Dysgraphia: The Handwriting SLD
When people hear the word “dysgraphia”, they think of “Chicken Scratch” handwriting, but this Specific Learning Disorder impacts much more than letter formation (although that is the first clue of a problem!). Dysgraphia is a learning disability that makes both holding a pencil and drawing difficult and painful. It also turns organizing thoughts, expressing ideas, and structuring essays into Herculean tasks. For these students, alternative assessments are the best way to show what they know.
Dysgraphia makes it hard to form letters, words, and phrases with proper spacing, correct height, or use blank space to separate ideas. Older students can struggle to create a timeline, a structured essay, or to remember that paragraphs need indentation. Their writing topics can ramble or turn back on themselves without cohesion. In this way, dysgraphia impacts not only Language Arts class, but also history, humanities, and science classes. In math class, dysgraphia can make it hard for students to show work or to remember the steps and procedures in problem solving.

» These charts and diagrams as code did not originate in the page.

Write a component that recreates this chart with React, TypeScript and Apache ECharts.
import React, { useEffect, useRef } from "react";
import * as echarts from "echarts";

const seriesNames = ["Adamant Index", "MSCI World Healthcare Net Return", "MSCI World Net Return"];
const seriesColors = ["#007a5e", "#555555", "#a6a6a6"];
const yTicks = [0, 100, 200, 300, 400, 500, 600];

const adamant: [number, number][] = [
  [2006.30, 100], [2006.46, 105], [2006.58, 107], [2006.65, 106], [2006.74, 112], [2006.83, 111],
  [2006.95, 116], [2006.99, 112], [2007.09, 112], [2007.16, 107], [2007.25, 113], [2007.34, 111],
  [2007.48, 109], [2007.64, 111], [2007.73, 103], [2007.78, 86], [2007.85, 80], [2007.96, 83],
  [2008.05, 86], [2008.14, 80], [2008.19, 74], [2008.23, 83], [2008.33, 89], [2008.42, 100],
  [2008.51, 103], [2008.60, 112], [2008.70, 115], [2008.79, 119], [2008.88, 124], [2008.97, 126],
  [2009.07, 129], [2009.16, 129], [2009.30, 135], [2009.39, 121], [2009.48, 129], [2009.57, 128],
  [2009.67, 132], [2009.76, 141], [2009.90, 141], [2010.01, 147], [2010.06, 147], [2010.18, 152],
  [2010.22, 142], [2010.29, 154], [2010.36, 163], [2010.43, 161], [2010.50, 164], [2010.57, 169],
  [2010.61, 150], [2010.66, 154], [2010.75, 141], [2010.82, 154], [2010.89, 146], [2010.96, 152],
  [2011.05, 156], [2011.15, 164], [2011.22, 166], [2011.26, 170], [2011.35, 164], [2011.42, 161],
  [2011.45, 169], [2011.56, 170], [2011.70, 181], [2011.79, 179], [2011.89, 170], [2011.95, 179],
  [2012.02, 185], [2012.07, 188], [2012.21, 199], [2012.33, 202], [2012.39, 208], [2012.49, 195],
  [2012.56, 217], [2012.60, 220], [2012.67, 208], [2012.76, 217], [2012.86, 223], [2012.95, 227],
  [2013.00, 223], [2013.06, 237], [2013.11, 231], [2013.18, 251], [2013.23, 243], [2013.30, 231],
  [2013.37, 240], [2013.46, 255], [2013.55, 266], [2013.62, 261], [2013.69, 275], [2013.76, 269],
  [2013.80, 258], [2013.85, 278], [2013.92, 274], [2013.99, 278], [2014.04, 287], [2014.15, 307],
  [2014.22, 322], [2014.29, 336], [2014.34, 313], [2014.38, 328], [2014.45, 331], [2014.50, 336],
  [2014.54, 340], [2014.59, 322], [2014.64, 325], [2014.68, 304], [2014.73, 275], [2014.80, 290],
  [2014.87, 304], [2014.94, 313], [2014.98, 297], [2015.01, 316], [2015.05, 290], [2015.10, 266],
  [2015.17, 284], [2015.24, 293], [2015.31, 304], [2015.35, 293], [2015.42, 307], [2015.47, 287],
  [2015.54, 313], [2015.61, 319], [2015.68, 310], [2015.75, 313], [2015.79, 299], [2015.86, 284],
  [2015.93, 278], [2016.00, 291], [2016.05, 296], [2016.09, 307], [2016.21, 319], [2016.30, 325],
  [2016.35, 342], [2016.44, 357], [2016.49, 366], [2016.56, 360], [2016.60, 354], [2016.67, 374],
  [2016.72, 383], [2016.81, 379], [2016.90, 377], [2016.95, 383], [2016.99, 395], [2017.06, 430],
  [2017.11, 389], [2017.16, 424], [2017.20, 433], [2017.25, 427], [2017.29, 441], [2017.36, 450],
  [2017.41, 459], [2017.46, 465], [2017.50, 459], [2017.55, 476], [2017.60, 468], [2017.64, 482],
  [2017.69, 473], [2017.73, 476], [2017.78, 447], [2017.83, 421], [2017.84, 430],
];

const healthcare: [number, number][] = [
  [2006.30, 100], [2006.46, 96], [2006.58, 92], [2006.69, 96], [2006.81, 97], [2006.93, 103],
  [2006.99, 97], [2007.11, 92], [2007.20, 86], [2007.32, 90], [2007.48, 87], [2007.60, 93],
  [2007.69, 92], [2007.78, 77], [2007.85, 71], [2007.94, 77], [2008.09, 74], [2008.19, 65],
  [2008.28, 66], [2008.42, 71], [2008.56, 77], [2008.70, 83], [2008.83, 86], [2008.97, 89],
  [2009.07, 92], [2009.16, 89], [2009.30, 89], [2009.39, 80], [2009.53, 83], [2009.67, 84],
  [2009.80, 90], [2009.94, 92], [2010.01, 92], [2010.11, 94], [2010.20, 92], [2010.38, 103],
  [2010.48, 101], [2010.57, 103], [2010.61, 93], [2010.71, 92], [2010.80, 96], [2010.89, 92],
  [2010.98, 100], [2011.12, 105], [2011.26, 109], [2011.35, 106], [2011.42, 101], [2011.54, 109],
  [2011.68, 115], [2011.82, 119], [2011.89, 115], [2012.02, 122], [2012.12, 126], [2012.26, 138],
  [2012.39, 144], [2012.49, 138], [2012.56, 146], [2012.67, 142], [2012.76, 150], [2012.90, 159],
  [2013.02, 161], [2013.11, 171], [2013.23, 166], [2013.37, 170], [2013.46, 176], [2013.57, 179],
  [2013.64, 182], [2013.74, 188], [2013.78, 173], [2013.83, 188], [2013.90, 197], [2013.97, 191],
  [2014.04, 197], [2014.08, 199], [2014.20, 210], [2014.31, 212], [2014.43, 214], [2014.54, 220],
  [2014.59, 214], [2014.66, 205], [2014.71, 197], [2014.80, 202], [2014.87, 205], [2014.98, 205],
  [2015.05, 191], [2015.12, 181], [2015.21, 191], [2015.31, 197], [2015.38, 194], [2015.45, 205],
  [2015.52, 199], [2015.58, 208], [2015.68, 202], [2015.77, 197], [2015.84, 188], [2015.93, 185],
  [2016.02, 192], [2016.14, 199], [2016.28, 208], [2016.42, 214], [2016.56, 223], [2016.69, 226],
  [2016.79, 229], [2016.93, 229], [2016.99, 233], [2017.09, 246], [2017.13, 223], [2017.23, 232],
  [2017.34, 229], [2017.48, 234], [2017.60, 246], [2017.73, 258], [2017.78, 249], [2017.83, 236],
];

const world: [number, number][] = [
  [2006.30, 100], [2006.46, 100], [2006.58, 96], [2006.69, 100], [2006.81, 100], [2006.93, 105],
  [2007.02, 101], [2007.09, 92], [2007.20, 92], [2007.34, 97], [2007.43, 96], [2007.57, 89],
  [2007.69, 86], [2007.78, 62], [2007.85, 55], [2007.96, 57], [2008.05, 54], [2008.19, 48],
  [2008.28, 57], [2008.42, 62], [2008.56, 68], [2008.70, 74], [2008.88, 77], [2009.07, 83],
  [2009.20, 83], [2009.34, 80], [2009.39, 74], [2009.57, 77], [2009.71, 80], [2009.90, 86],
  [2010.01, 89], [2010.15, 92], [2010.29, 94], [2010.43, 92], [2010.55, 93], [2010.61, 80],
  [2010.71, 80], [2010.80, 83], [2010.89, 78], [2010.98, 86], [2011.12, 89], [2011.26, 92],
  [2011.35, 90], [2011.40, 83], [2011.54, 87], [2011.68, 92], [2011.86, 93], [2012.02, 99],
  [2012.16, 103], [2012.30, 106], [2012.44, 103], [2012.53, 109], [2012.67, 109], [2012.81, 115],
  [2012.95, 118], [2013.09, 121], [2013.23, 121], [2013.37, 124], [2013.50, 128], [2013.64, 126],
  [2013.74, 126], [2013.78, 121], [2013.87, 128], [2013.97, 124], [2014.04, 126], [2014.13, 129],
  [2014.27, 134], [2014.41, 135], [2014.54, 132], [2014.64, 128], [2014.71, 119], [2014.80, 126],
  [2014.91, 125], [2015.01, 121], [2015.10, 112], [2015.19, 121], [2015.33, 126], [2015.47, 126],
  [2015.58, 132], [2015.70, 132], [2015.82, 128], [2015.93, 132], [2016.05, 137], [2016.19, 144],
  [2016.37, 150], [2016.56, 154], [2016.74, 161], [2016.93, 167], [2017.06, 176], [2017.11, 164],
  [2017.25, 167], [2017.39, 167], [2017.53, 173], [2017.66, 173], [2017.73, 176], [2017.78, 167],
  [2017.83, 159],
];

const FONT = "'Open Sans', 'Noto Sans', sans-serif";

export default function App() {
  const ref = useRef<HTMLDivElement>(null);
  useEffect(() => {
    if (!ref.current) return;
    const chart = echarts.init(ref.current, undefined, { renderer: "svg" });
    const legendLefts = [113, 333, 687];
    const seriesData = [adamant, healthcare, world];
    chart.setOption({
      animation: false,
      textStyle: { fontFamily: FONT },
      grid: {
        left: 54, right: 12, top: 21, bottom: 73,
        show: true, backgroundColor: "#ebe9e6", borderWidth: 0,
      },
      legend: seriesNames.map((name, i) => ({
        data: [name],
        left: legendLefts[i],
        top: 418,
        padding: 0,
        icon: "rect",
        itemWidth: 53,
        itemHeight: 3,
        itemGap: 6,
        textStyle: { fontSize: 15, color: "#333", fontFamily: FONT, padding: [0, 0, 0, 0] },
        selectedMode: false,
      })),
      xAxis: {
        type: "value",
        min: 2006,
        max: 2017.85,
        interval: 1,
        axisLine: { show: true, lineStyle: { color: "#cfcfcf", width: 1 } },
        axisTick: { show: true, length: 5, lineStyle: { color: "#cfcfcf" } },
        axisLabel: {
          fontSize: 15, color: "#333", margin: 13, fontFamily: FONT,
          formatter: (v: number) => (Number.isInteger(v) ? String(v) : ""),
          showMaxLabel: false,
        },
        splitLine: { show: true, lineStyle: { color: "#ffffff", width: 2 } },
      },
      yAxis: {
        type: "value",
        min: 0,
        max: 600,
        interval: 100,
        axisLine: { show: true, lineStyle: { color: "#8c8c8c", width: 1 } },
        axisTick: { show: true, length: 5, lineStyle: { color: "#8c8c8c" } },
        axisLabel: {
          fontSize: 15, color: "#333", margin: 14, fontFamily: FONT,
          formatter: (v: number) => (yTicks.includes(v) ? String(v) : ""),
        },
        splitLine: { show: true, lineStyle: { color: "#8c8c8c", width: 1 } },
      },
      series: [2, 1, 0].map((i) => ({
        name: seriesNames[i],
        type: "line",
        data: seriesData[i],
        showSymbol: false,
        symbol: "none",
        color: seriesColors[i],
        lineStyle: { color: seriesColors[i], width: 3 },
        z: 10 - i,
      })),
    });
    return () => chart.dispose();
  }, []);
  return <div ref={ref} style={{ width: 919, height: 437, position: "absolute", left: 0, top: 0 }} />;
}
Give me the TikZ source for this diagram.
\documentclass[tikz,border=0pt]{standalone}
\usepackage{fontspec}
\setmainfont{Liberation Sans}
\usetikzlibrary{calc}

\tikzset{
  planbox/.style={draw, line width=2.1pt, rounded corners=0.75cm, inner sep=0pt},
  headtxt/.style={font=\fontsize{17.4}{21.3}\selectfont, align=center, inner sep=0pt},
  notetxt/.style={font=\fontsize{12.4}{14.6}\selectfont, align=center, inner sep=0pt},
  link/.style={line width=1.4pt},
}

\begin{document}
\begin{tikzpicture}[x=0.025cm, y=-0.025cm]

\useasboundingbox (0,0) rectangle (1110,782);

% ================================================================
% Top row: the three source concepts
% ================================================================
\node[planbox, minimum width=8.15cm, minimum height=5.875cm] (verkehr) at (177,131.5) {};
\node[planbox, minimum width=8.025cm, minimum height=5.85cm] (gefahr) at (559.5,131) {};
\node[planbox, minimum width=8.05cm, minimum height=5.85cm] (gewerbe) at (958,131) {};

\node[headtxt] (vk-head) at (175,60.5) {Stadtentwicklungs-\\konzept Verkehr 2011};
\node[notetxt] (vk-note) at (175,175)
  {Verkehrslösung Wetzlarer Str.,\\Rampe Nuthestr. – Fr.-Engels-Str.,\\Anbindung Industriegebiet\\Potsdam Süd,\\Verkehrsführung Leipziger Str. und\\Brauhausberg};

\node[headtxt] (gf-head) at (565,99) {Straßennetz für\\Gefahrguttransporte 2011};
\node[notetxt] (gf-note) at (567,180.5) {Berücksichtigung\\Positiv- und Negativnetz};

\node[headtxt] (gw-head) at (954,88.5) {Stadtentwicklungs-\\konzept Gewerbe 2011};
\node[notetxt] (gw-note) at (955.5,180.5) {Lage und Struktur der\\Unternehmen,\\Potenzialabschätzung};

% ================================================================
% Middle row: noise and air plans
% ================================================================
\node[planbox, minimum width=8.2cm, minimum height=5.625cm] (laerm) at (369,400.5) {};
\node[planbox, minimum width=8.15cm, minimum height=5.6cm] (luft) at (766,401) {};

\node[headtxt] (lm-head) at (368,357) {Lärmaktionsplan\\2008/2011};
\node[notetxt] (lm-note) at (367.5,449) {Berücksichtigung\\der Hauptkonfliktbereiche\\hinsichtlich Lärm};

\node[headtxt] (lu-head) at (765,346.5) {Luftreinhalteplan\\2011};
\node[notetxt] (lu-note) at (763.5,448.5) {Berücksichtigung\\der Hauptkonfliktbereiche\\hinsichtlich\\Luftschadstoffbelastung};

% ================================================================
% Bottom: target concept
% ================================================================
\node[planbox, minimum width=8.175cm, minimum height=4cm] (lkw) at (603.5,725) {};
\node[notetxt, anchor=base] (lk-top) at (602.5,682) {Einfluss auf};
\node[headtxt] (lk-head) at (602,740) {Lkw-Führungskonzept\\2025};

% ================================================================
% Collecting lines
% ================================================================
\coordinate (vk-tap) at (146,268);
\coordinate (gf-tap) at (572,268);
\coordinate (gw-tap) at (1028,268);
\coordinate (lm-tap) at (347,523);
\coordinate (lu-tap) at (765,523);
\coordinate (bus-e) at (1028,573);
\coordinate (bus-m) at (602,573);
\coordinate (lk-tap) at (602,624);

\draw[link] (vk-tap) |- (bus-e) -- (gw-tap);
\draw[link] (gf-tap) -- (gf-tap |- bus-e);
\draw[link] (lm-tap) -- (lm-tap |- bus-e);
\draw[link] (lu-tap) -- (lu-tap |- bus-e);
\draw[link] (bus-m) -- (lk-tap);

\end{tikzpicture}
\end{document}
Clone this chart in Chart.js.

Interventions for dysgraphia include giving students an outline to follow, allowing the use of a voice-to-text program or a transcriber, and using paper with wide-spaced lines. Expect to give extra support for papers and reports. Posters and projects should be graded for content, not for layout. Accommodations for dysgraphia might be offering oral assessments or using matching questions on tests. Let students use worked examples or a list of problem-solving steps during math tests. Grade essays for content but not for mechanics (spelling, punctuation, capitalization); give students a checklist of rules to follow as they correct these mistakes. Of course, the best support is an understanding, patient teacher.